* _Job_:
Skip the pictures, please, and write out exactly the lines from the opening of the data through the line containing "const font = 'Liberation".

* _Recorded information_:
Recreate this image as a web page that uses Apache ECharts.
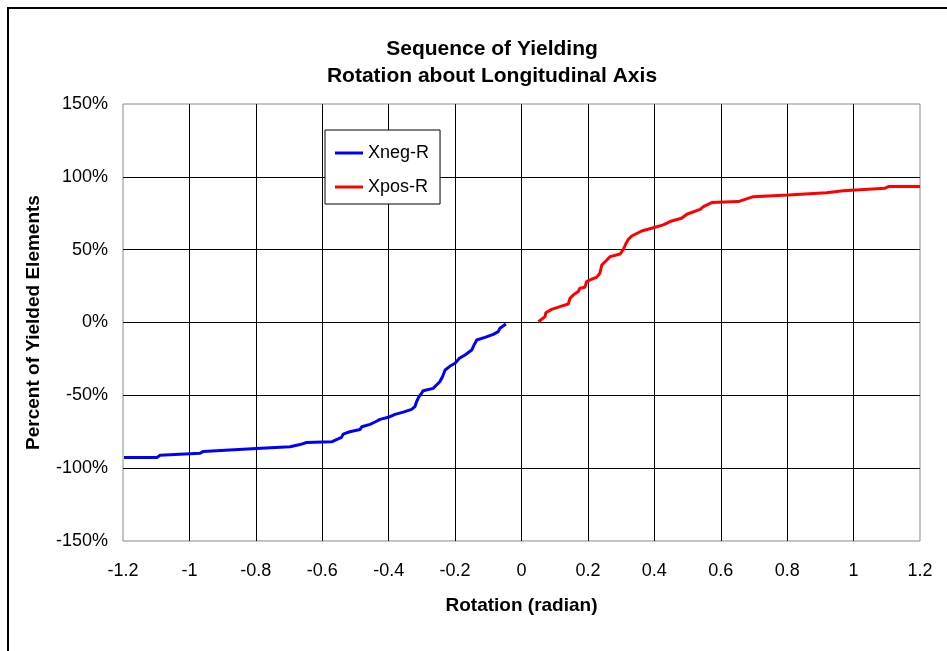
<!DOCTYPE html>
<html>
<head>
<meta charset="utf-8">
<script src="https://cdn.jsdelivr.net/npm/echarts@6/dist/echarts.min.js"></script>
<style>
  html, body { margin: 0; padding: 0; background: #fff; }
  #chart { width: 947px; height: 651px; }
</style>
</head>
<body>
<div id="chart"></div>
<script>
// rotation (radian) vs percent of yielded elements
const xnegX = [-1.197, -1.097, -1.089, -0.968, -0.958, -0.798, -0.697, -0.667, -0.647, -0.572, -0.567, -0.542, -0.537,
  -0.517, -0.486, -0.481, -0.456, -0.441, -0.426, -0.401, -0.381, -0.356, -0.331, -0.321, -0.316, -0.309, -0.301,
  -0.296, -0.266, -0.256, -0.246, -0.238, -0.230, -0.215, -0.200, -0.187, -0.170, -0.150, -0.143, -0.135, -0.110,
  -0.085, -0.070, -0.065, -0.047];
const xnegY = [-92.6, -92.6, -91.2, -89.8, -88.5, -86.5, -85.3, -83.8, -82.4, -81.9, -80.7, -78.9, -76.6,
  -75.0, -73.4, -71.6, -69.9, -68.3, -66.5, -65.1, -63.1, -61.5, -59.6, -57.8, -54.4, -51.0, -48.6,
  -46.8, -45.2, -42.9, -40.7, -37.2, -32.6, -29.9, -28.0, -24.6, -22.3, -18.9, -15.5, -12.0, -10.2,
  -8.1, -6.3, -4.0, -1.0];

const xposX = [0.051, 0.071, 0.073, 0.091, 0.116, 0.141, 0.146, 0.156, 0.171, 0.176, 0.191, 0.196, 0.211, 0.226,
  0.236, 0.242, 0.257, 0.267, 0.297, 0.307, 0.315, 0.322, 0.332, 0.362, 0.392, 0.427, 0.452, 0.482, 0.498,
  0.538, 0.548, 0.573, 0.653, 0.698, 0.804, 0.919, 0.969, 1.095, 1.105, 1.2];
const xposY = [0.5, 4.0, 6.7, 9.0, 10.9, 12.7, 16.6, 18.9, 21.2, 23.5, 24.2, 28.0, 29.7, 31.0,
  33.8, 39.5, 42.9, 45.2, 47.0, 50.3, 54.4, 57.1, 59.4, 62.8, 64.7, 67.0, 69.7, 71.6, 74.3,
  77.6, 79.5, 82.3, 83.0, 86.4, 87.6, 89.1, 90.5, 92.2, 93.3, 93.3];

const pairs = (xs, ys) => xs.map((x, i) => [x, ys[i]]);

const chart = echarts.init(document.getElementById('chart'));
const font = 'Liberation Sans, Arial, sans-serif';

chart.setOption({
  backgroundColor: '#fff',
  animation: false,
  title: {
    text: 'Sequence of Yielding\nRotation about Longitudinal Axis',
    left: 487,
    top: 31,
    textAlign: 'center',
    textStyle: { fontFamily: font, fontSize: 21, fontWeight: 'bold', color: '#000', lineHeight: 27 }
  },
  legend: {
    orient: 'vertical',
    left: 325,
    top: 130,
    padding: [14, 11, 8, 10],
    itemGap: 16,
    itemWidth: 28,
    itemHeight: 3,
    icon: 'rect',
    borderColor: '#000',
    borderWidth: 1,
    backgroundColor: '#fff',
    textStyle: { fontFamily: font, fontSize: 18, color: '#000' },
    data: ['Xneg-R', 'Xpos-R']
  },
  grid: { left: 123, right: 27, top: 104, bottom: 110, show: true, borderColor: '#8a8a8a', borderWidth: 1 },
  xAxis: {
    type: 'value',
    min: -1.2,
    max: 1.2,
    interval: 0.2,
    name: 'Rotation (radian)',
    nameLocation: 'middle',
    nameGap: 55,
    nameTextStyle: { fontFamily: font, fontSize: 19, fontWeight: 'bold', color: '#000' },
    axisLine: { show: false },
    axisTick: { show: false },
    axisLabel: {
      margin: 21,
      fontFamily: font, fontSize: 18, color: '#000',
      formatter: v => String(Math.round(v * 10) / 10)
    },
    splitLine: { show: true, showMinLine: false, showMaxLine: false, lineStyle: { color: '#000', width: 1 } }
  },
  yAxis: {
    type: 'value',
    min: -150,
    max: 150,
    interval: 50,
    name: 'Percent of Yielded Elements',
    nameLocation: 'middle',
    nameGap: 80,
    nameTextStyle: { fontFamily: font, fontSize: 19, fontWeight: 'bold', color: '#000' },
    axisLine: { show: false },
    axisTick: { show: false },
    axisLabel: { margin: 15, fontFamily: font, fontSize: 18, color: '#000', formatter: '{value}%' },
    splitLine: { show: true, showMinLine: false, showMaxLine: false, lineStyle: { color: '#000', width: 1 } }
  },
  series: [
    {
      name: 'Xneg-R', type: 'line', data: pairs(xnegX, xnegY),
      showSymbol: false, symbol: 'none',
      lineStyle: { color: '#0000ff', width: 3 }, itemStyle: { color: '#0000ff' }
    },
    {
      name: 'Xpos-R', type: 'line', data: pairs(xposX, xposY),
      showSymbol: false, symbol: 'none',
      lineStyle: { color: '#ff0000', width: 3 }, itemStyle: { color: '#ff0000' }
    }
  ],
  graphic: [{
    type: 'rect',
    shape: { x: 8, y: 8, width: 960, height: 660 },
    style: { fill: 'none', stroke: '#000', lineWidth: 2 },
    silent: true
  }]
});
</script>
</body>
</html>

* _Finished exercise_:
Recreate this image as a web page that uses Apache ECharts.
<!DOCTYPE html>
<html>
<head>
<meta charset="utf-8">
<script src="https://cdn.jsdelivr.net/npm/echarts@6/dist/echarts.min.js"></script>
<style>
  html, body { margin: 0; padding: 0; background: #fff; }
  #chart { width: 947px; height: 651px; }
</style>
</head>
<body>
<div id="chart"></div>
<script>
// rotation (radian) vs percent of yielded elements
const xnegX = [-1.197, -1.097, -1.089, -0.968, -0.958, -0.798, -0.697, -0.667, -0.647, -0.572, -0.567, -0.542, -0.537,
  -0.517, -0.486, -0.481, -0.456, -0.441, -0.426, -0.401, -0.381, -0.356, -0.331, -0.321, -0.316, -0.309, -0.301,
  -0.296, -0.266, -0.256, -0.246, -0.238, -0.230, -0.215, -0.200, -0.187, -0.170, -0.150, -0.143, -0.135, -0.110,
  -0.085, -0.070, -0.065, -0.047];
const xnegY = [-92.6, -92.6, -91.2, -89.8, -88.5, -86.5, -85.3, -83.8, -82.4, -81.9, -80.7, -78.9, -76.6,
  -75.0, -73.4, -71.6, -69.9, -68.3, -66.5, -65.1, -63.1, -61.5, -59.6, -57.8, -54.4, -51.0, -48.6,
  -46.8, -45.2, -42.9, -40.7, -37.2, -32.6, -29.9, -28.0, -24.6, -22.3, -18.9, -15.5, -12.0, -10.2,
  -8.1, -6.3, -4.0, -1.0];

const xposX = [0.051, 0.071, 0.073, 0.091, 0.116, 0.141, 0.146, 0.156, 0.171, 0.176, 0.191, 0.196, 0.211, 0.226,
  0.236, 0.242, 0.257, 0.267, 0.297, 0.307, 0.315, 0.322, 0.332, 0.362, 0.392, 0.427, 0.452, 0.482, 0.498,
  0.538, 0.548, 0.573, 0.653, 0.698, 0.804, 0.919, 0.969, 1.095, 1.105, 1.2];
const xposY = [0.5, 4.0, 6.7, 9.0, 10.9, 12.7, 16.6, 18.9, 21.2, 23.5, 24.2, 28.0, 29.7, 31.0,
  33.8, 39.5, 42.9, 45.2, 47.0, 50.3, 54.4, 57.1, 59.4, 62.8, 64.7, 67.0, 69.7, 71.6, 74.3,
  77.6, 79.5, 82.3, 83.0, 86.4, 87.6, 89.1, 90.5, 92.2, 93.3, 93.3];

const pairs = (xs, ys) => xs.map((x, i) => [x, ys[i]]);

const chart = echarts.init(document.getElementById('chart'));
const font = 'Liberation Sans, Arial, sans-serif';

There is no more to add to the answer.